Some frames of the same year have slightly different measurements. Take for example my newly acquired 2002 C40 Bstay. Some B-stay (non HP-stay) C40s in size 55 have a 129 mm headtube length while others vary up to 134 mm. According to Colnago's official geo charts, the headtube length on the bstay is 129. It went to 134 mm when they made the switch to HPstay C40s. My '02 C40 is more closer to 131 mm headtube length even though it is supposed to have a 129. Mine also has a Ti BB shell insert and supposedly that happened on all Bstay models but we were clearly shown a NOS Bstay C40 with Aluminum BB shell insert. The other C40 I was considering is a another fine example of inconsistency: its a 2002 Bstay with 134 mm HTL but has Aluminum inserts! Did it matter that mine was originally sold in North America (Canada) while the other was sold in Europe (France)?
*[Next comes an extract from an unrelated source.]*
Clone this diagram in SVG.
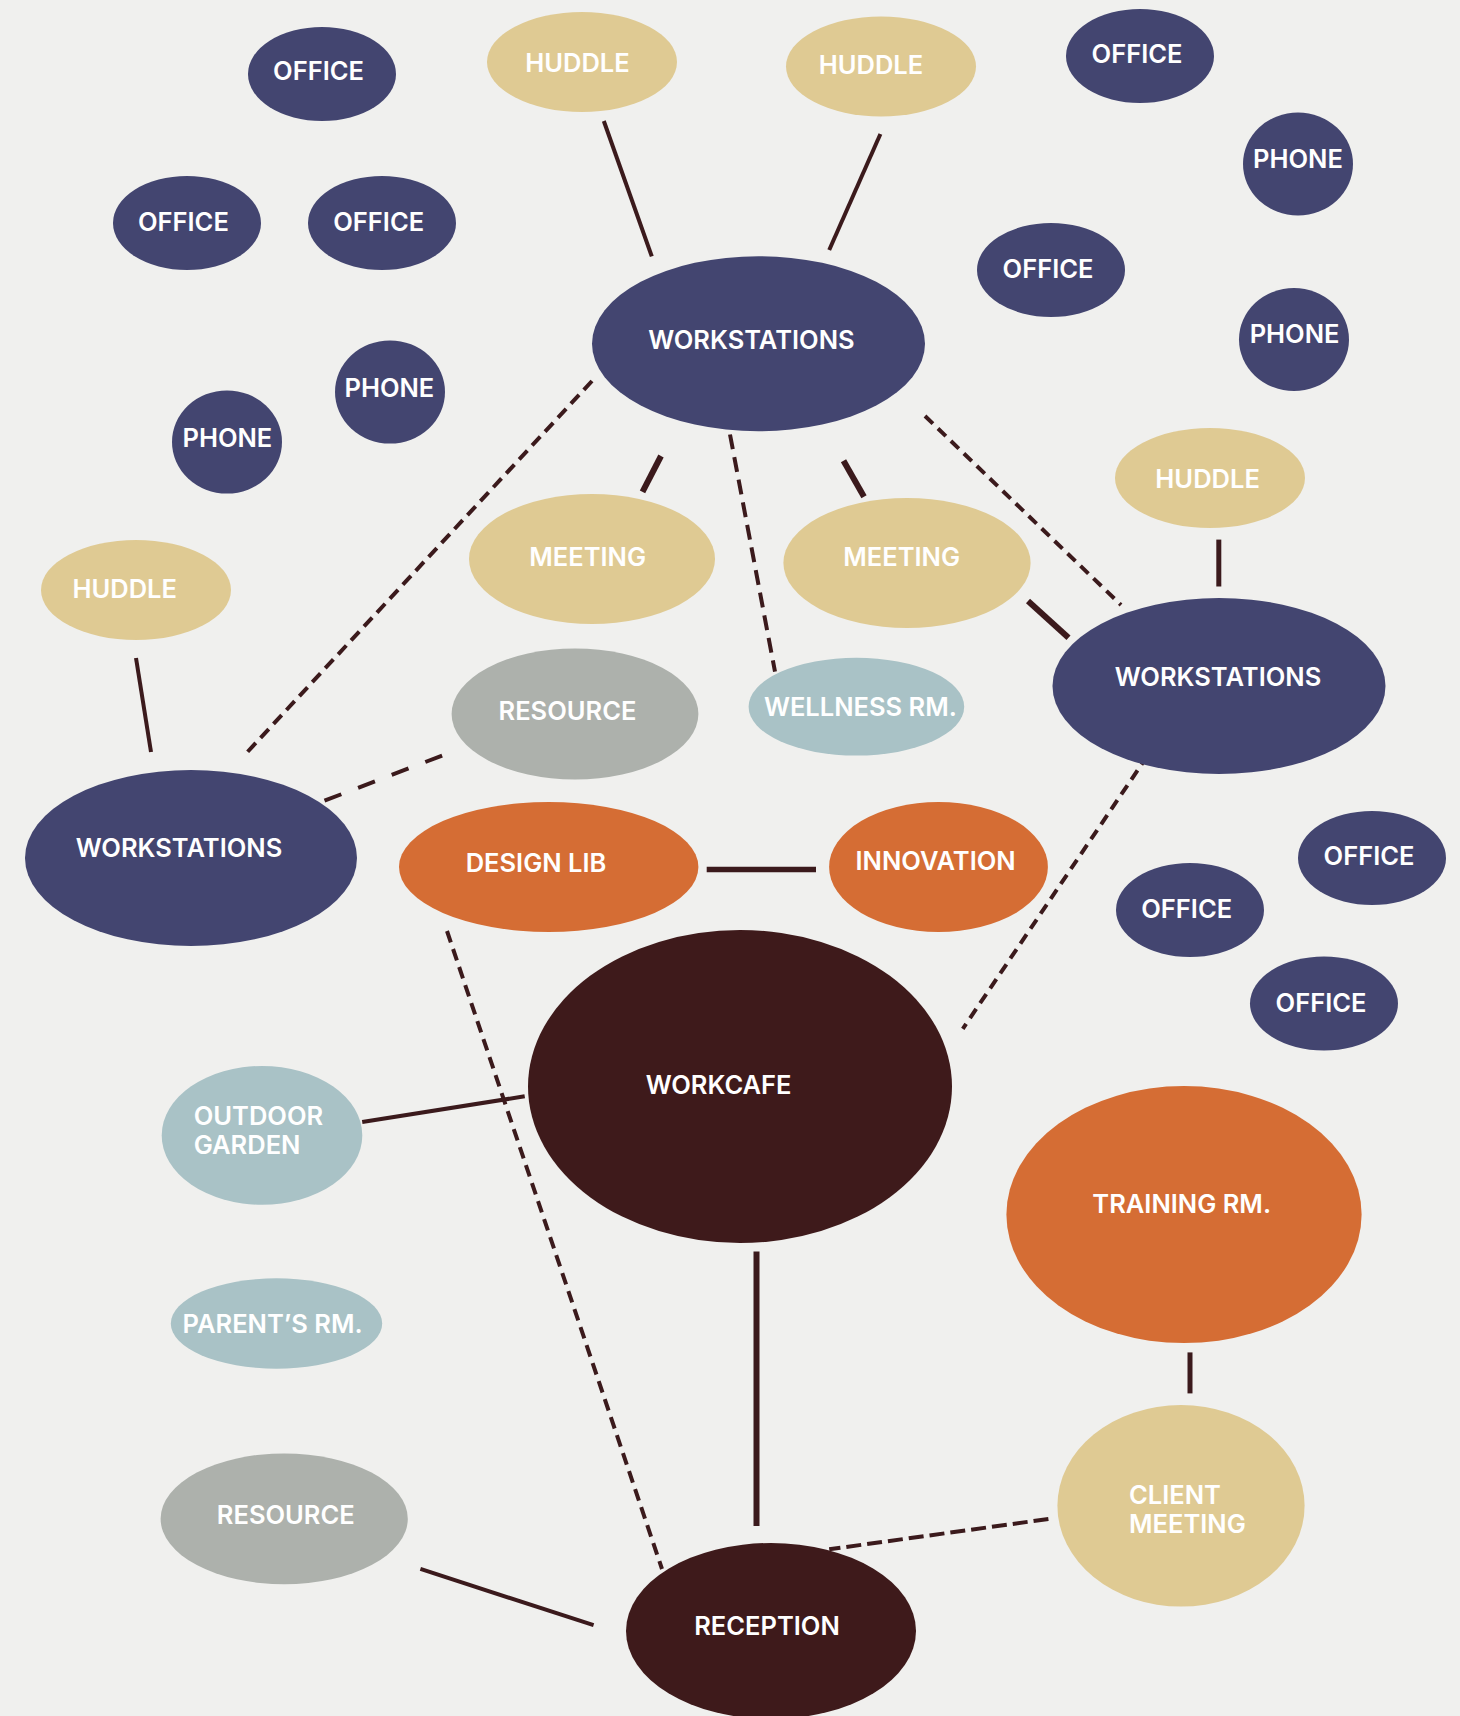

Mine also has a serial number. I don't know if the French one had a serial number. That's another sticking point: some have serial numbers while others don't! WTF?

I Love Colnagos but I wish they were more consistent in their approach. I don't want the hear the excuse "that's Italians for ya!".


----------



## Salsa_Lover (Jul 6, 2008)

hint 

they were artisan work ( many lugs and parts hand made or customised ).

if you want perfect spec compliance, you need factory production line methods.


----------



## icsloppl (Aug 25, 2009)

Get a Treck.


----------



## Ride-Fly (Mar 27, 2002)

icsloppl said:


> Get a Treck.


At least have the decency to spell it write!!!!

Trex, I want trex for my deck.

Trek, I would take it if given to me. Would not spend the money on one.


----------



## FrenchNago (Jan 1, 2011)

Any pics of the C40 ???................


----------



## Salsa_Lover (Jul 6, 2008)

he got a Trek


----------



## Ride-Fly (Mar 27, 2002)

FrenchNago said:


> Any pics of the C40 ???................


Not yet. I figure it is just another used C40 in 00F colors. I'm having it re-painted in Mapei World Champ colors so when that's done I'll post pics. I was also considering the regular Mapei and GEO. What color would you guys choose?


----------



## Salsa_Lover (Jul 6, 2008)

Ad22 .


----------



## FrenchNago (Jan 1, 2011)

Ride-Fly said:


> Not yet. I figure it is just another used C40 in 00F colors. I'm having it re-painted in Mapei World Champ colors so when that's done I'll post pics. I was also considering the regular Mapei and GEO. What color would you guys choose?


Ad 11...............


----------